Well, we’ve all heard that before and maybe even uttered it ourselves. But what about the job is a pain in the neck? Something worth looking at, for sure! It could be that employees are claiming their jobs to be a pain in the neck because they actually have a pain in the neck. Consider assessing your work environment to discover hazards and evidence of poor ergonomics. Experts in the field acknowledge the following good practices for a general office environment:
- Chairs should include lumbar support and occupants should be seated toward the back of the chair
- Feet should rest flat on the ground
- Monitor should be in a position that is in the direct line of sight and limits neck flexing
- Keyboard should be positioned so that arms fall to the side and are at a 90 degree angle – wrists should also be in a relaxed position
- Shoulders should be relaxed
One of the most important ways to avoid such pains is to take breaks.
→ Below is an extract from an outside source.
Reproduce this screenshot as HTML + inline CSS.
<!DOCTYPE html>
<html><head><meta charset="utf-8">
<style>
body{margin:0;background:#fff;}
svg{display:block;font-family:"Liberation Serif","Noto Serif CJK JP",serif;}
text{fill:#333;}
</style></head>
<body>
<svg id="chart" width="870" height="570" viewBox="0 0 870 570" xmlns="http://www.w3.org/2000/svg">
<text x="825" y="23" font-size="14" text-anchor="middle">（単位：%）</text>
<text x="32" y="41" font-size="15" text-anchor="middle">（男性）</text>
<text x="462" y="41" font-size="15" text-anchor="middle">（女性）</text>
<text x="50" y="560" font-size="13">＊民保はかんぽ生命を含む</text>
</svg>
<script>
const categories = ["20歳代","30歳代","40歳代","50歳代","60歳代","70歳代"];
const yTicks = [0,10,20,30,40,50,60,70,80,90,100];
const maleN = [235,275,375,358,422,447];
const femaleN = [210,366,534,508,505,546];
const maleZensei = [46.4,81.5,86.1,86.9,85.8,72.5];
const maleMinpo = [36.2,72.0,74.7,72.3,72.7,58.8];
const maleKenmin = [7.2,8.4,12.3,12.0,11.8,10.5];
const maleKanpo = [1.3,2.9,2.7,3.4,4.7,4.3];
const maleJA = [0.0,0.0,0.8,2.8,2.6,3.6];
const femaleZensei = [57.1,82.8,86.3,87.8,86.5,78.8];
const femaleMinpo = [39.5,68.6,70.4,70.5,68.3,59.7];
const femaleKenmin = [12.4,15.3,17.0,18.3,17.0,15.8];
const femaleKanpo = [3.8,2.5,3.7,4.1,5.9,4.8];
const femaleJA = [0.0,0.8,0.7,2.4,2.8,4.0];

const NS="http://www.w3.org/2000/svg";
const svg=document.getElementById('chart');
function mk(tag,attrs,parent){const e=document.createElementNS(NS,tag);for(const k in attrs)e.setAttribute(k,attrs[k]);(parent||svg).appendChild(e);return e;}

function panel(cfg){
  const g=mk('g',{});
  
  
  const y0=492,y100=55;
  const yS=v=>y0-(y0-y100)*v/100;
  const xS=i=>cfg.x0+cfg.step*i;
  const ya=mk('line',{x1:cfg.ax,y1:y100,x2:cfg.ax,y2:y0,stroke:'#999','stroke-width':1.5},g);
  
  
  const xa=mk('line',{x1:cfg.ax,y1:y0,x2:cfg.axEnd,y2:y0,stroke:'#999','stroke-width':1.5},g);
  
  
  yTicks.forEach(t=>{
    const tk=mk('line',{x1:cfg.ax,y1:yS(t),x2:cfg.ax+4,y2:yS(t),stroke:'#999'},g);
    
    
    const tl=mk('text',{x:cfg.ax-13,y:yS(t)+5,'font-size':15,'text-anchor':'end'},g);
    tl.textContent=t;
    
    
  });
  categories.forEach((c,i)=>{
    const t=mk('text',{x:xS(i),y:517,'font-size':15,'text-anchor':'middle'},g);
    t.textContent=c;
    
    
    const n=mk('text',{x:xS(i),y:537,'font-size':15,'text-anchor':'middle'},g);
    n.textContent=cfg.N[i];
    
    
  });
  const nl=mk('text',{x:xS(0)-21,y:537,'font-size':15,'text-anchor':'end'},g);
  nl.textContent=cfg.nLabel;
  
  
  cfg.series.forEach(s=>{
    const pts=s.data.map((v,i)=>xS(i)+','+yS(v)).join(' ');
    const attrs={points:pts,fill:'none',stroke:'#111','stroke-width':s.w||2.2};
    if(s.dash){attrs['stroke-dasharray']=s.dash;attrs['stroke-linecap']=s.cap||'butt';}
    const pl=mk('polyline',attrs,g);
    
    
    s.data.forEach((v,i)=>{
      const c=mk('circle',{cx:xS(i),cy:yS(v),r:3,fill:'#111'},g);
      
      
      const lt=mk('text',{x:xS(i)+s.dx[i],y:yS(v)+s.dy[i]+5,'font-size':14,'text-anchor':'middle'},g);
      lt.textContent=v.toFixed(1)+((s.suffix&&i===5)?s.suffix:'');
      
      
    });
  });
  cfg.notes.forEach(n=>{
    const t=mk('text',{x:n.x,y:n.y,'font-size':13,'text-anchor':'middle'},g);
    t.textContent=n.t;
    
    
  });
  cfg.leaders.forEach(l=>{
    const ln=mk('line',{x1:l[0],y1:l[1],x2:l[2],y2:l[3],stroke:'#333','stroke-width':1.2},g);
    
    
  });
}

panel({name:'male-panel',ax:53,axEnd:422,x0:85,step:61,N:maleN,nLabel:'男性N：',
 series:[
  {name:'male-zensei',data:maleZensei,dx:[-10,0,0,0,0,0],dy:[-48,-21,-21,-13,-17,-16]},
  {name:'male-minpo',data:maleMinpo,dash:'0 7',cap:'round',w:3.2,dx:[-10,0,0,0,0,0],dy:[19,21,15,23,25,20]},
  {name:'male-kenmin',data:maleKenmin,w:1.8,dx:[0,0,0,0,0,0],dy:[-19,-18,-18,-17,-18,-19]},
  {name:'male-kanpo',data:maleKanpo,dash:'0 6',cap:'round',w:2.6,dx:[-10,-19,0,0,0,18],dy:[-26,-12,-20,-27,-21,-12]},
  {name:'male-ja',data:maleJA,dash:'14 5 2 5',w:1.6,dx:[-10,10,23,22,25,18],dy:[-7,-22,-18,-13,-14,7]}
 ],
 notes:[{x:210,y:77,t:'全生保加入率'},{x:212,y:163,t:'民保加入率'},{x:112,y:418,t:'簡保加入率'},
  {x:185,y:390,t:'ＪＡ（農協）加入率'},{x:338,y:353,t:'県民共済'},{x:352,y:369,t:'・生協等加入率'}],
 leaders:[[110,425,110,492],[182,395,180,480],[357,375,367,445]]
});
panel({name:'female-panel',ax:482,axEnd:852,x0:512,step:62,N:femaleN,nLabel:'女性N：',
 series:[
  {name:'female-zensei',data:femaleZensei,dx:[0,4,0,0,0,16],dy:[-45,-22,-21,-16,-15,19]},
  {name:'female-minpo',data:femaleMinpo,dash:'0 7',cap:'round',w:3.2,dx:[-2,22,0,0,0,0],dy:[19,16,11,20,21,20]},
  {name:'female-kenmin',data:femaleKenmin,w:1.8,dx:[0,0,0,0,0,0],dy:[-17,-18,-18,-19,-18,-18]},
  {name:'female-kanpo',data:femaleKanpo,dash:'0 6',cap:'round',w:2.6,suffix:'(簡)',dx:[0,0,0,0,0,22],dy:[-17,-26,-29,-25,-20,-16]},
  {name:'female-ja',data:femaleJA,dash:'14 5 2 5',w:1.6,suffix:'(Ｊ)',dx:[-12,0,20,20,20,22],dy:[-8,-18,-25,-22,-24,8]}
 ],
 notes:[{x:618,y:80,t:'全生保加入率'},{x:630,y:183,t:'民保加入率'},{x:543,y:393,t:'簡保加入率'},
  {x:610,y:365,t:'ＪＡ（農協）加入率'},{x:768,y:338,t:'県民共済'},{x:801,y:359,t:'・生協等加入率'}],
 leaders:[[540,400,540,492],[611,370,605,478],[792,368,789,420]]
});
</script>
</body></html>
It’s important, both physically and mentally, to take breaks. Our bodies and minds were not designed to sit at a workstation all day! The recommendation is to get up and take a little walk every 20 – 30 minutes. In doing so, employees return to their workstations refreshed and ready to go! An employee who is comfortable, relaxed and rested will yield higher productivity and longevity. By taking time to become aware and make corrections, you may help avoid costs in the area of workers’ comp insurance and healthcare, not to mention cutting down on employee absenteeism due to illness or physical injury. Now that’s a good cure for a pain in the neck!